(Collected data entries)
########################################
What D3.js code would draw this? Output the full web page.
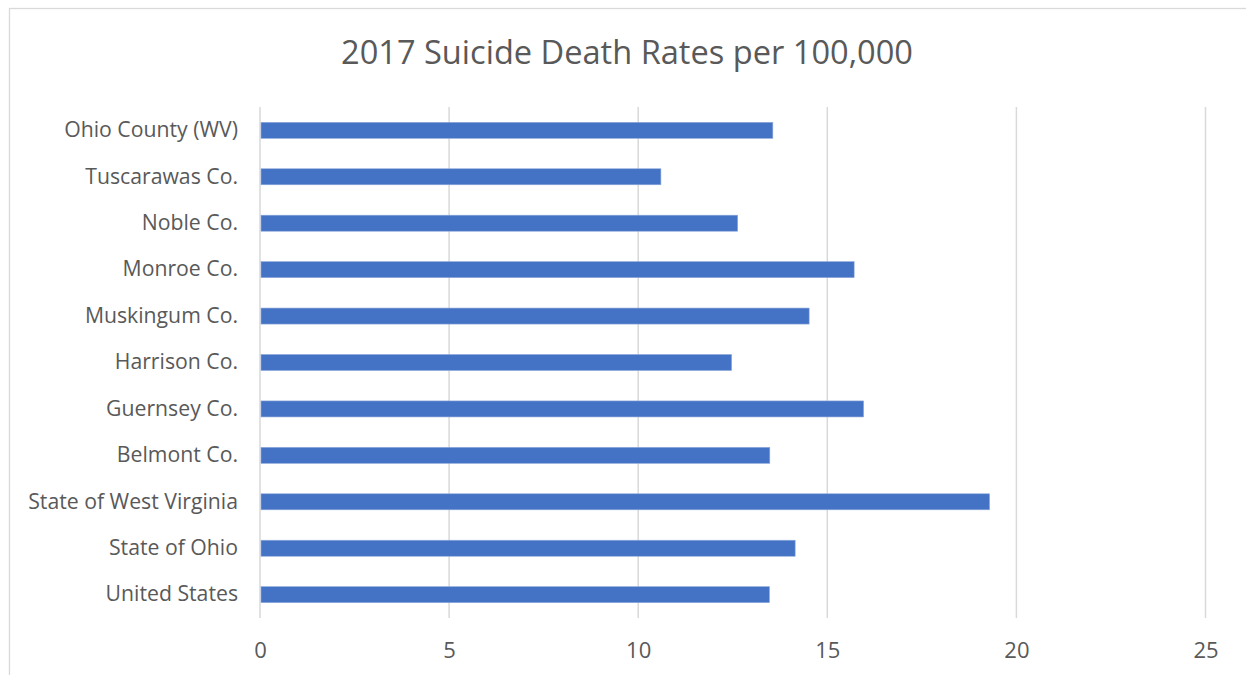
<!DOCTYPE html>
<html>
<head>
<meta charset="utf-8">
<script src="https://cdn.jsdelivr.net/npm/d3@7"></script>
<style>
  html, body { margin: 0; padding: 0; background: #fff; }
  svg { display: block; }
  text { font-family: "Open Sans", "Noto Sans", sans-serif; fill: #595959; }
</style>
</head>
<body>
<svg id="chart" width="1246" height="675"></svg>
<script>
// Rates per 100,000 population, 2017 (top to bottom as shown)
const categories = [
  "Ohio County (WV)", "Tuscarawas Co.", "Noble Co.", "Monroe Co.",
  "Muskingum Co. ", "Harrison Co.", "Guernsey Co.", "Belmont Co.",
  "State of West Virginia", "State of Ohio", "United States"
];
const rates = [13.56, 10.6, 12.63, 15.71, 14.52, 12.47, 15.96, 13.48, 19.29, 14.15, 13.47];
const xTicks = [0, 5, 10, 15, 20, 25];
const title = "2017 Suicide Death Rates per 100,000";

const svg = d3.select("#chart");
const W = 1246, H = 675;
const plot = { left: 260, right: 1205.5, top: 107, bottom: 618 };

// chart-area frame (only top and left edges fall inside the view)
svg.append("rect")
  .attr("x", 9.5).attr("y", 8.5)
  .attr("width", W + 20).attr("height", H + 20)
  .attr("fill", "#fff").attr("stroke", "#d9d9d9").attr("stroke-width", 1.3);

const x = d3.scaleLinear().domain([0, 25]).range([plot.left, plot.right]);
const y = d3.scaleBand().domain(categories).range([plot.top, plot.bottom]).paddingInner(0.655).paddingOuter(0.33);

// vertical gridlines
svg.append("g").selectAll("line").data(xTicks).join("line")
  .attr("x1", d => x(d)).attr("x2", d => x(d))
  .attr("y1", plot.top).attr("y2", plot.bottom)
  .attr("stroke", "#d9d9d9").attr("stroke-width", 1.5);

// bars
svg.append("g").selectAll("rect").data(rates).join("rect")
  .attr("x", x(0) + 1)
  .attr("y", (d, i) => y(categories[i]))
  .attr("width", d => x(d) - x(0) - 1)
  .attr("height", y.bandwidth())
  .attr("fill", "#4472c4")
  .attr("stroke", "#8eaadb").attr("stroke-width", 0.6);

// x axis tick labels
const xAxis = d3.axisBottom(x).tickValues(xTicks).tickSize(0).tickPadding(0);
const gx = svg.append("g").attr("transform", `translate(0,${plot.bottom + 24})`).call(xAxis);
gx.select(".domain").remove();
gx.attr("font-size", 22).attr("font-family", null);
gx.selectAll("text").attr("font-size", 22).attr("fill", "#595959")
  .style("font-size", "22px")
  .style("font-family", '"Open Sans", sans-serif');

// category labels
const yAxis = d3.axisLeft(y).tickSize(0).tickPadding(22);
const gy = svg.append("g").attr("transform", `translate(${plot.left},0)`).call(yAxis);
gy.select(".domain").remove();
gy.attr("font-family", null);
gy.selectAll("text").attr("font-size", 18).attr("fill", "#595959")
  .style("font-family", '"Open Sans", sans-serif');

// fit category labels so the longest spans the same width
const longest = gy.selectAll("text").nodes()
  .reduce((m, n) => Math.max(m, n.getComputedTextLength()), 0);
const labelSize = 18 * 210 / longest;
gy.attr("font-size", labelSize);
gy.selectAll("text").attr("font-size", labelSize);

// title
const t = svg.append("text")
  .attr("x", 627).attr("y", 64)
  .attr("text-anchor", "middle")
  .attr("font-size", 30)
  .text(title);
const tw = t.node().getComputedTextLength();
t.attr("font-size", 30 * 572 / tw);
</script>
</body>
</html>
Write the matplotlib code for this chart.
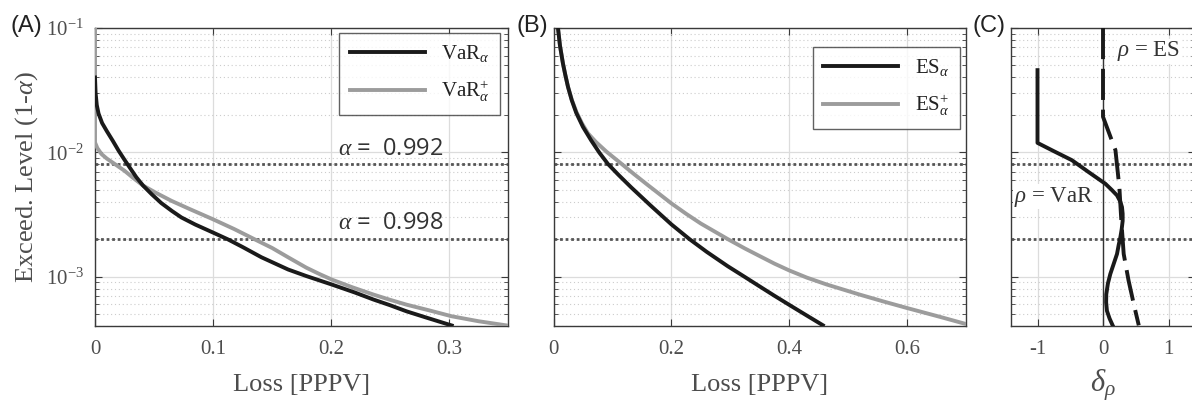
########################################
» **Brief**
Pictures stay out; repeat all the rest of the records exactly.

» **Result of this task**
What D3.js code would draw this? Output the full web page.
<!DOCTYPE html>
<html>
<head>
<meta charset="utf-8">
<script src="https://cdn.jsdelivr.net/npm/d3@7"></script>
<style>
  html, body { margin: 0; padding: 0; background: #fff; }
  svg { display: block; }
  text { font-family: "Open Sans", "Noto Sans", sans-serif; fill: #595959; }
</style>
</head>
<body>
<svg id="chart" width="1246" height="675"></svg>
<script>
// Rates per 100,000 population, 2017 (top to bottom as shown)
const categories = [
  "Ohio County (WV)", "Tuscarawas Co.", "Noble Co.", "Monroe Co.",
  "Muskingum Co. ", "Harrison Co.", "Guernsey Co.", "Belmont Co.",
  "State of West Virginia", "State of Ohio", "United States"
];
const rates = [13.56, 10.6, 12.63, 15.71, 14.52, 12.47, 15.96, 13.48, 19.29, 14.15, 13.47];
const xTicks = [0, 5, 10, 15, 20, 25];
const title = "2017 Suicide Death Rates per 100,000";

const svg = d3.select("#chart");
const W = 1246, H = 675;
const plot = { left: 260, right: 1205.5, top: 107, bottom: 618 };

// chart-area frame (only top and left edges fall inside the view)
svg.append("rect")
  .attr("x", 9.5).attr("y", 8.5)
  .attr("width", W + 20).attr("height", H + 20)
  .attr("fill", "#fff").attr("stroke", "#d9d9d9").attr("stroke-width", 1.3);

const x = d3.scaleLinear().domain([0, 25]).range([plot.left, plot.right]);
const y = d3.scaleBand().domain(categories).range([plot.top, plot.bottom]).paddingInner(0.655).paddingOuter(0.33);

// vertical gridlines
svg.append("g").selectAll("line").data(xTicks).join("line")
  .attr("x1", d => x(d)).attr("x2", d => x(d))
  .attr("y1", plot.top).attr("y2", plot.bottom)
  .attr("stroke", "#d9d9d9").attr("stroke-width", 1.5);

// bars
svg.append("g").selectAll("rect").data(rates).join("rect")
  .attr("x", x(0) + 1)
  .attr("y", (d, i) => y(categories[i]))
  .attr("width", d => x(d) - x(0) - 1)
  .attr("height", y.bandwidth())
  .attr("fill", "#4472c4")
  .attr("stroke", "#8eaadb").attr("stroke-width", 0.6);

// x axis tick labels
const xAxis = d3.axisBottom(x).tickValues(xTicks).tickSize(0).tickPadding(0);
const gx = svg.append("g").attr("transform", `translate(0,${plot.bottom + 24})`).call(xAxis);
gx.select(".domain").remove();
gx.attr("font-size", 22).attr("font-family", null);
gx.selectAll("text").attr("font-size", 22).attr("fill", "#595959")
  .style("font-size", "22px")
  .style("font-family", '"Open Sans", sans-serif');

// category labels
const yAxis = d3.axisLeft(y).tickSize(0).tickPadding(22);
const gy = svg.append("g").attr("transform", `translate(${plot.left},0)`).call(yAxis);
gy.select(".domain").remove();
gy.attr("font-family", null);
gy.selectAll("text").attr("font-size", 18).attr("fill", "#595959")
  .style("font-family", '"Open Sans", sans-serif');

// fit category labels so the longest spans the same width
const longest = gy.selectAll("text").nodes()
  .reduce((m, n) => Math.max(m, n.getComputedTextLength()), 0);
const labelSize = 18 * 210 / longest;
gy.attr("font-size", labelSize);
gy.selectAll("text").attr("font-size", labelSize);

// title
const t = svg.append("text")
  .attr("x", 627).attr("y", 64)
  .attr("text-anchor", "middle")
  .attr("font-size", 30)
  .text(title);
const tw = t.node().getComputedTextLength();
t.attr("font-size", 30 * 572 / tw);
</script>
</body>
</html>
Write the matplotlib code for this chart.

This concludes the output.